§ DATA LISTING:
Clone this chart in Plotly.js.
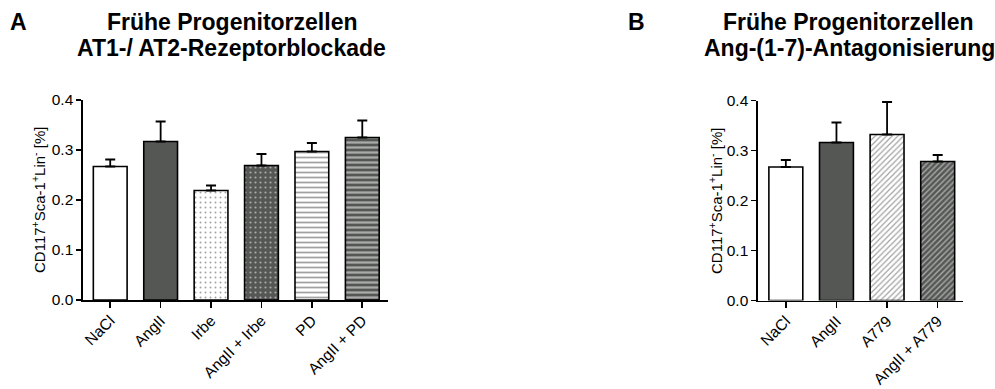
<!DOCTYPE html>
<html>
<head>
<meta charset="utf-8">
<script src="https://cdn.plot.ly/plotly-3.0.1.min.js"></script>
<style>html,body{margin:0;padding:0;background:#fff;}#chart{width:995px;height:389px;}</style>
</head>
<body>
<div id="chart"></div>
<script>
// Panel A data
const catsA = ["NaCl", "AngII", "Irbe", "AngII + Irbe", "PD", "AngII + PD"];
const meanA = [0.267, 0.317, 0.219, 0.269, 0.297, 0.325];
const errA  = [0.014, 0.040, 0.010, 0.023, 0.017, 0.034];
// Panel B data
const catsB = ["NaCl", "AngII", "A779", "AngII + A779"];
const meanB = [0.267, 0.316, 0.332, 0.278];
const errB  = [0.014, 0.040, 0.065, 0.013];
const yTicks = [0.0, 0.1, 0.2, 0.3, 0.4];
const yTitle = "CD117<sup>+</sup>Sca-1<sup>+</sup>Lin<sup>-</sup> [%]";
const titleA = ["Frühe Progenitorzellen", "AT1-/ AT2-Rezeptorblockade"];
const titleB = ["Frühe Progenitorzellen", "Ang-(1-7)-Antagonisierung"];

const DARK = "rgb(85,87,85)";
const W = 995, H = 389;
const px = v => v / W;
const py = v => 1 - v / H;
const FONT = "Liberation Sans, Arial, sans-serif";

const traceA = {
  type: "bar", x: catsA, y: meanA, xaxis: "x", yaxis: "y",
  marker: {
    color: ["white", DARK, "white", DARK, "white", DARK],
    line: {color: "black", width: 1.6},
    pattern: {
      shape: ["", "", ".", ".", "-", "-"],
      fgcolor: ["white", DARK, "#8a8a8a", "#2e2e2e", "#9a9a9a", "#383838"],
      size: [6, 6, 5, 5, 5, 5],
      solidity: [0.2, 0.2, 0.12, 0.15, 0.35, 0.45],
      fillmode: "overlay"
    }
  },
  error_y: {type: "data", symmetric: false, array: errA, arrayminus: errA.map(() => 0),
            color: "black", thickness: 1.8, width: 5},
  hoverinfo: "skip", showlegend: false
};
const traceB = {
  type: "bar", x: catsB, y: meanB, xaxis: "x2", yaxis: "y2",
  marker: {
    color: ["white", DARK, "white", DARK],
    line: {color: "black", width: 1.6},
    pattern: {
      shape: ["", "", "/", "/"],
      fgcolor: ["white", DARK, "#8a8a8a", "#2e2e2e"],
      size: [6, 6, 4, 4],
      solidity: [0.2, 0.2, 0.3, 0.35],
      fillmode: "overlay"
    }
  },
  error_y: {type: "data", symmetric: false, array: errB, arrayminus: errB.map(() => 0),
            color: "black", thickness: 1.8, width: 5},
  hoverinfo: "skip", showlegend: false
};

const xCommon = {
  showline: true, linecolor: "black", linewidth: 1.6,
  ticks: "outside", ticklen: 6, tickwidth: 1.6, tickcolor: "black",
  tickangle: -45, tickfont: {family: FONT, size: 15.5, color: "black"},
  ticklabelstandoff: -2,
  showgrid: false, zeroline: false, fixedrange: true
};
const yCommon = {
  range: [0, 0.4], tickvals: yTicks, tickformat: ".1f",
  showline: true, linecolor: "black", linewidth: 1.6,
  ticks: "outside", ticklen: 5, tickwidth: 1.6, tickcolor: "black",
  tickfont: {family: FONT, size: 15.5, color: "black"},
  showgrid: false, zeroline: false, fixedrange: true
};

function txt(text, x, y, size, extra) {
  return Object.assign({text: text, xref: "paper", yref: "paper", x: px(x), y: py(y),
    xanchor: "center", yanchor: "middle", showarrow: false,
    font: {family: FONT, size: size, color: "black"}}, extra || {});
}

const layout = {
  width: W, height: H,
  margin: {l: 0, r: 0, t: 0, b: 0},
  paper_bgcolor: "white", plot_bgcolor: "white",
  bargap: 0.33,
  font: {family: FONT, color: "black"},
  xaxis: Object.assign({}, xCommon, {domain: [px(83), px(388)], range: [-0.54, 5.51], anchor: "y"}),
  yaxis: Object.assign({}, yCommon, {domain: [py(300), py(100)], anchor: "x"}),
  xaxis2: Object.assign({}, xCommon, {domain: [px(758), px(963)], range: [-0.55, 3.5], anchor: "y2"}),
  yaxis2: Object.assign({}, yCommon, {domain: [py(300.5), py(100.5)], anchor: "x2"}),
  annotations: [
    txt("<b>" + titleA[0] + "</b>", 232, 21.5, 23),
    txt("<b>" + titleA[1] + "</b>", 231, 48, 23),
    txt("<b>" + titleB[0] + "</b>", 848, 21.5, 23),
    txt("<b>" + titleB[1] + "</b>", 849, 48, 23),
    txt("<b>A</b>", 18, 22.5, 23),
    txt("<b>B</b>", 636, 22.5, 23),
    txt(yTitle, 38, 200, 15, {textangle: -90}),
    txt(yTitle, 715, 201, 15, {textangle: -90})
  ]
};

Plotly.newPlot("chart", [traceA, traceB], layout, {staticPlot: true, displayModeBar: false});
</script>
</body>
</html>
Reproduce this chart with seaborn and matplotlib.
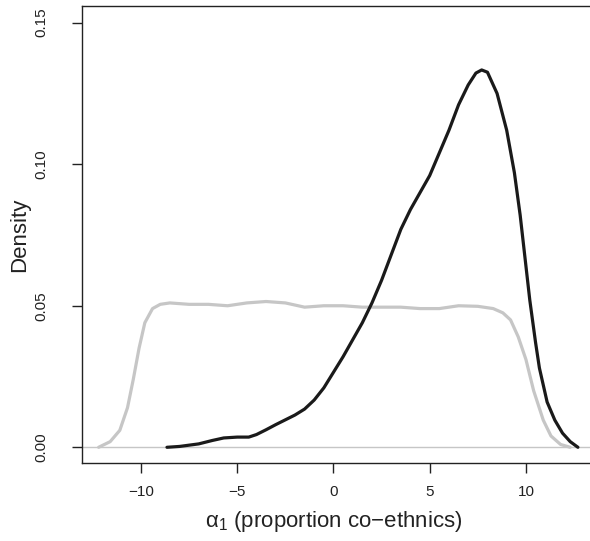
import numpy as np
import pandas as pd
import matplotlib
matplotlib.use('Agg')
import matplotlib.pyplot as plt
import seaborn as sns

# prior density (grey)
prior_x = [-12.2, -11.6, -11.1, -10.7, -10.4, -10.1, -9.8, -9.4, -9.0, -8.5,
           -7.5, -6.5, -5.5, -4.5, -3.5, -2.5, -1.5, -0.5, 0.5, 1.5,
           2.5, 3.5, 4.5, 5.5, 6.5, 7.5, 8.3, 8.8, 9.2, 9.6,
           10.0, 10.4, 10.9, 11.3, 11.8, 12.3]
prior_y = [0.0, 0.002, 0.006, 0.014, 0.024, 0.035, 0.044, 0.049, 0.0505, 0.051,
           0.0505, 0.0505, 0.050, 0.051, 0.0515, 0.051, 0.0495, 0.050, 0.050, 0.0495,
           0.0495, 0.0495, 0.049, 0.049, 0.050, 0.0498, 0.049, 0.0475, 0.045, 0.039,
           0.031, 0.020, 0.0096, 0.004, 0.001, 0.0]

# posterior density (black)
post_x = [-8.65, -8.0, -7.0, -6.3, -5.7, -5.0, -4.4, -4.0, -3.5, -3.0,
          -2.5, -2.0, -1.5, -1.0, -0.5, 0.0, 0.5, 1.0, 1.5, 2.0,
          2.5, 3.0, 3.5, 4.0, 4.5, 5.0, 5.5, 6.0, 6.5, 7.0,
          7.4, 7.7, 8.0, 8.5, 9.0, 9.4, 9.7, 10.0, 10.2, 10.5,
          10.7, 11.1, 11.5, 11.9, 12.3, 12.7]
post_y = [0.0, 0.0003, 0.0012, 0.0024, 0.0033, 0.0036, 0.0036, 0.0045, 0.0062, 0.0080,
          0.0097, 0.0114, 0.0135, 0.0167, 0.021, 0.0265, 0.032, 0.038, 0.044, 0.051,
          0.059, 0.068, 0.077, 0.084, 0.090, 0.096, 0.104, 0.112, 0.121, 0.128,
          0.1322, 0.1333, 0.1325, 0.125, 0.112, 0.097, 0.082, 0.064, 0.052, 0.037,
          0.028, 0.016, 0.0096, 0.005, 0.002, 0.0]

x_ticks = [-10, -5, 0, 5, 10]
y_ticks = [0.00, 0.05, 0.10, 0.15]

sns.set_style('white')
plt.rcParams['font.family'] = ['Liberation Sans', 'DejaVu Sans']
plt.rcParams['mathtext.fontset'] = 'custom'
plt.rcParams['mathtext.rm'] = 'Liberation Sans'

fig = plt.figure(figsize=(5.9, 5.41), dpi=100)
W, H = 590, 541
left, right, bottom, top = 81.7, 591.0, 463.0, 5.7
ax = fig.add_axes([left / W, (H - bottom) / H, (right - left) / W, (bottom - top) / H])

grey = '#c6c6c6'
ax.axhline(0, color=grey, lw=1.0, zorder=1)
sns.lineplot(x=prior_x, y=prior_y, color=grey, lw=2.3, ax=ax, zorder=2)
sns.lineplot(x=post_x, y=post_y, color='#1a1a1a', lw=2.3, ax=ax, zorder=3)

ax.set_xlim(-13.08, 13.38)
ax.set_ylim(-0.00555, 0.156)
ax.set_xticks(x_ticks)
ax.set_xticklabels([f'{t:g}'.replace('-', '\u2212') for t in x_ticks])
ax.set_yticks(y_ticks)
ax.set_yticklabels([f'{t:.2f}' for t in y_ticks])

for s in ['left', 'bottom', 'top']:
    ax.spines[s].set_color('#222222')
    ax.spines[s].set_linewidth(1.0)
ax.spines['right'].set_visible(False)

ax.tick_params(axis='both', which='major', direction='out', length=7.2, width=1.0,
               color='#222222', labelsize=11, labelcolor='#222222',
               left=True, bottom=True)
ax.tick_params(axis='x', pad=8.6)
ax.tick_params(axis='y', pad=17, labelrotation=90)
for lab in ax.get_yticklabels():
    lab.set_va('center')

ax.set_xlabel('$\\mathregular{\u03b1_1}$ (proportion co\u2212ethnics)', fontsize=16, color='#222222')
ax.set_ylabel('Density', fontsize=16, color='#222222')
ax.xaxis.set_label_coords((333.5 - left) / (right - left), (bottom - 509) / (bottom - top))
ax.yaxis.set_label_coords((30 - left) / (right - left), (bottom - 235) / (bottom - top))

fig.savefig('out.png', dpi=100)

§ PROBLEM TO WORK ON: Write out exactly the lines from the one that has "Reproduce this chart" down to the one that has "import seaborn as sns", including both. Pictures stay out of the copy.

§ TASK OUTPUT:
Reproduce this chart with seaborn and matplotlib.
import numpy as np
import pandas as pd
import matplotlib
matplotlib.use('Agg')
import matplotlib.pyplot as plt
import seaborn as sns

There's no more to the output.